A aprovação de uma nova Constituição, que deverá ser submetida a referendo nacional em 24 de fevereiro de 2019 após a adoção pelo parlamento de um anteprojeto em julho, é outra das iniciativas do novo poder em Havana, liderado pela primeira vez por uma geração que nasceu após a “revolução castrista”.
“Temos de mudar a nossa Constituição porque a anterior é de 1976, e Cuba tem de adaptar-se às novas condições, às novas mudanças efetuadas antes da eleição do novo Presidente, e depois da sua posse”, especificou a representante diplomática de Havana.
“Temos um processo de aplicação dos vetores económicos e sociais, e dos acordos dos últimos congressos do partido, que temos de inserir na Constituição porque existem muitas mudanças”, afirmou.
No entanto, Mercedes Martinez Valdés assegura que a linha política do novo Governo “será a continuidade” do processo que nasceu “com a vitória de 1959” e esclarece que o processo de alteração constitucional tem participação nacional e será promovido pelo parlamento.
“Depende da vontade do povo. Em Cuba existe sempre uma consulta popular para a análise do anteprojeto e do projeto da Constituição. O processo está a decorrer nos locais de trabalho, nos bairros, nas escolas… É um processo de consulta popular”, assegurou.
O novo texto, e no artigo 68.º, define-se o casamento como “a união consentida voluntariamente entre duas pessoas”, mas sem precisar o sexo, com a diplomata a confirmar que poderá significar a admissão do casamento homossexual.
A ilha de Cuba, 11 milhões de habitantes, confronta-se com problemas económicos graves, apesar dos reconhecidos progressos sociais na educação, na saúde, na atividade desportiva, registados desde a revolução.
“Existem muitos problemas por resolver, mas têm se ser resolvidos por todos os cubanos e não através de ingerências externas”, insistiu.
“O bloqueio é o principal obstáculo para o desenvolvimento económico, mas temos os nossos problemas.

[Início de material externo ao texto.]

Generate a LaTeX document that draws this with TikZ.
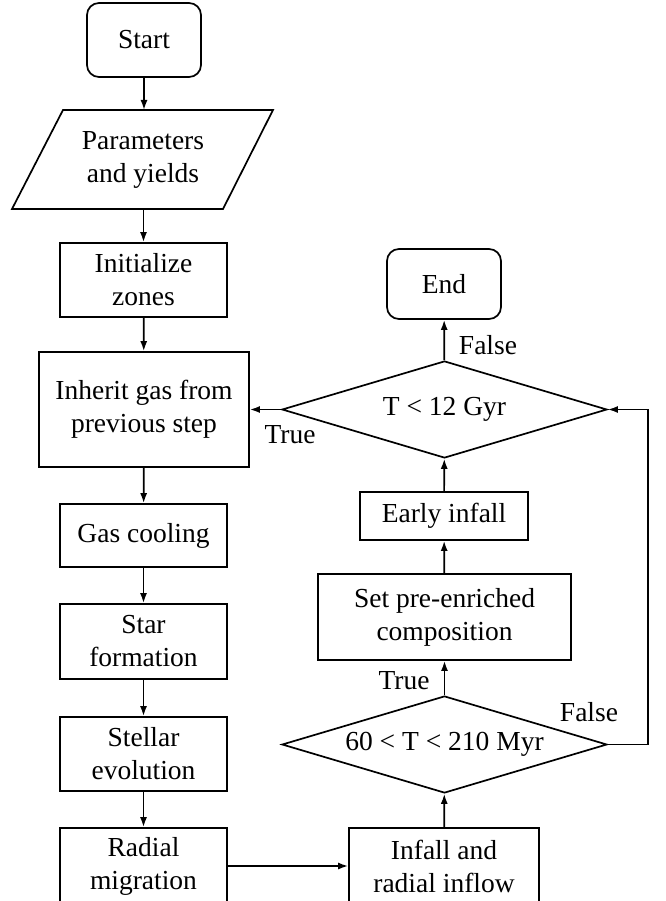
\documentclass[tikz,border=0pt]{standalone}
\usepackage{fontspec}
\setmainfont{Liberation Serif}
\usetikzlibrary{shapes.geometric,arrows.meta}
\begin{document}
\begin{tikzpicture}[x=1pt,y=-1pt,
  every node/.style={font=\fontsize{27.5}{33}\selectfont, align=center, inner sep=0pt},
  box/.style={draw, line width=1.7pt, rectangle},
  term/.style={box, rounded corners=12pt},
  dec/.style={draw, line width=1.7pt, diamond, aspect=3.35},
  lbl/.style={font=\fontsize{27.5}{33}\selectfont},
  arr/.style={line width=1.7pt, -{Latex[length=10pt,width=7pt]}}
]
\clip (0,0) rectangle (665,901);
\node[term, minimum width=114pt, minimum height=74pt] (start) at (144,40) {Start};
\node[minimum width=211pt, minimum height=99pt] (params) at (143,159.5) {Parameters\\and yields};
\draw[line width=1.7pt] (12,209) -- (63,110) -- (273,110) -- (223,209) -- cycle;
\node[box, minimum width=167pt, minimum height=74pt] (init) at (143.5,280) {Initialize\\zones};
\node[box, minimum width=210pt, minimum height=115pt] (inherit) at (144,409.5) {Inherit gas from\\previous step};
\node[box, minimum width=167pt, minimum height=63pt] (gas) at (143.5,535.5) {Gas cooling};
\node[box, minimum width=167pt, minimum height=75pt] (star) at (143.5,641.5) {Star\\formation};
\node[box, minimum width=167pt, minimum height=74pt] (stellar) at (143.5,754) {Stellar\\evolution};
\node[box, minimum width=167pt, minimum height=76pt] (radial) at (143.5,866) {Radial\\migration};
\node[box, minimum width=190pt, minimum height=76pt] (infall) at (444,866) {Infall and\\radial inflow};
\node[dec, minimum width=325pt, minimum height=97pt] (dec2) at (444.5,744.5) {60 < T < 210 Myr};
\node[box, minimum width=253pt, minimum height=86pt] (setpre) at (444.5,617) {Set pre-enriched\\composition};
\node[box, minimum width=168pt, minimum height=48pt] (early) at (444,516) {Early infall};
\node[dec, minimum width=325pt, minimum height=97pt] (dec1) at (444.5,409.5) {T < 12 Gyr};
\node[term, minimum width=114pt, minimum height=70pt] (end) at (444,284) {End};
\coordinate (loop) at (648,744.5);
\draw[arr] (start) -- (start |- 0,110);
\draw[arr] (params.south -| init.north) -- (init);
\draw[arr] (init) -- (inherit);
\draw[arr] (inherit) -- (gas);
\draw[arr] (gas) -- (star);
\draw[arr] (star) -- (stellar);
\draw[arr] (stellar) -- (radial);
\draw[arr] (radial) -- (infall);
\draw[arr] (infall) -- (dec2);
\draw[arr] (dec2) -- (setpre);
\draw[arr] (setpre) -- (early);
\draw[arr] (early) -- (dec1);
\draw[arr] (dec1) -- (end);
\draw[arr] (dec1.west) -- (inherit.east);
\draw[arr] (dec2.east) -- (loop) |- (dec1.east);
\node[lbl] (lf1) at (488,345) {False};
\node[lbl] (lt1) at (290,435) {True};
\node[lbl] (lt2) at (404,681) {True};
\node[lbl] (lf2) at (589,712) {False};
\end{tikzpicture}
\end{document}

Como a existência de duas moedas. O ex-Presidente Raúl Castro, agora o primeiro secretário do PCC, antes de deixar o cargo falou da necessidade de resolver esse problema, mas não é fácil de resolver”, sustentou.
Mercedes Martinez Valdés recusa a ideia de um novo “isolamento” de Cuba, sublinha o reforço das relações com a União Europeia na sequência do histórico acordo de “diálogo político e cooperação” em vigor desde novembro de 2017, e garante que o seu país “vai continuar a apoiar a Venezuela e a Nicarágua”, em nome de “um dever histórico”.
E numa referência às relações com Portugal, a embaixadora cubana sublinha as boas relações, o reforço da cooperação económica e cultural, do intercâmbio entre instituições, e ainda alguma sintonia no campo político.
“Agradecemos imenso o apoio de Portugal contra o bloqueio, mas também a vontade de desenvolver as relações entre os dois países”, afirmou.
“O desenvolvimento das relações entre Portugal e Cuba é um exemplo das relações com respeito, na base da igualdade, o direito à independência, à soberania, questões que estão na Carta das Nações Unidas e nas nossas Constituições”, concluiu.